I often feel like I have no voice.
When I can’t seem to get a word in edge wise
When other just do something for me
When I make a decision but someone wants something else
When others decide they know how I feel
When I feel under appreciated.
There are several times that we may encounter this and it is for the most part happening truthfully.
Well with a brain injury this happens more than you may think.
When I am in a crowd others just speak for me because they assume I can’t be heard. Ok I may not be heard but I don’t know until I try.
When getting out of the house with people they give me some suggestions and I decide something that will probably work better for me then. Then they decide to do something different. I’m not complaining but why did you ask me to decide?
When I work my butt off and probably get a lot more done than most to accuse me of performing negatively. Boy would they love to know I have physical proof of documents being changed in a negative way. Isn’t that against the law?
There are always people with a glorified attitude that is all about them. They think they know, but do they always?

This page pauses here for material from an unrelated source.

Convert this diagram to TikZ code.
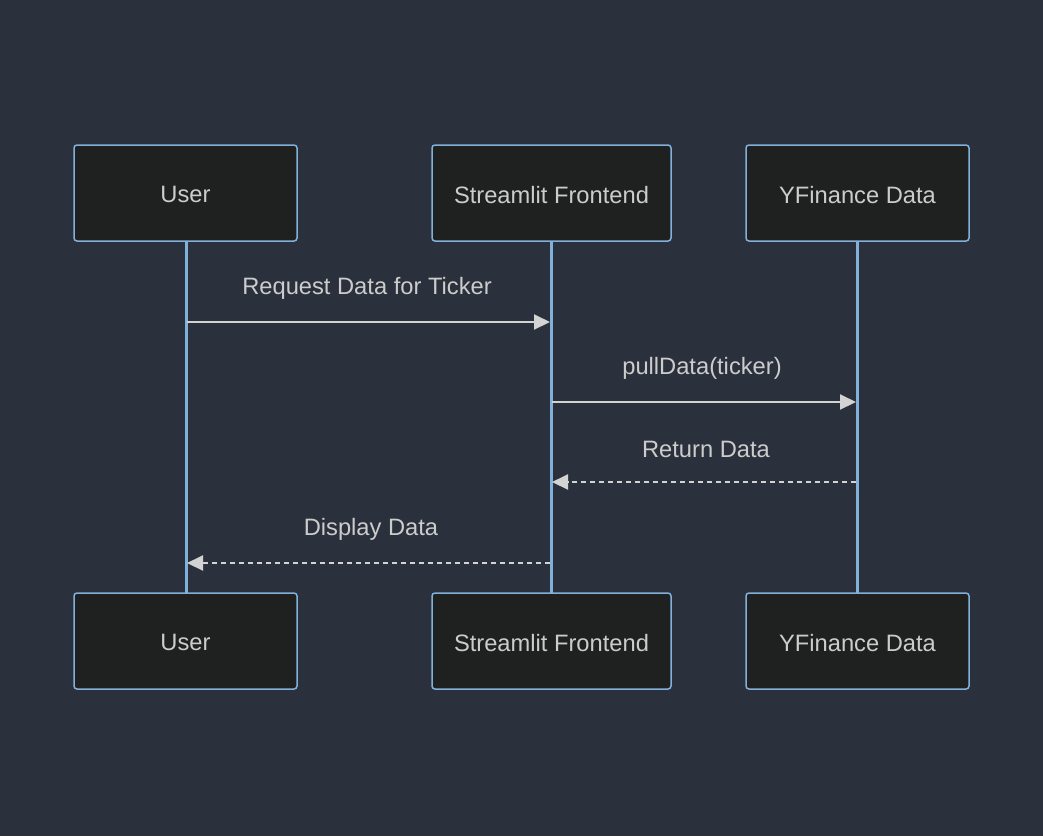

When I come to these points in time I have to step back and just shut up. For the first few months I’m sure I had no voice and I’m very thankful for what decisions were made for me and about me.
But then there were the weeks, months, and years after.
I learned to walk again because I wanted to.
I learned to eat and dress myself because I wanted to.
I went back to school because I wanted to. I earned my Associates, Bachelors, and Masters in Forensic Accounting with near perfect GPA’s.
I relearned how to drive because I wanted to.
I got a job because I wanted to.
I took up paracycling because I wanted to.
Did you notice that all of these ended in “Because I wanted to”?
Put your mind to it and you can achieve it. Life is not perfect so why should you be?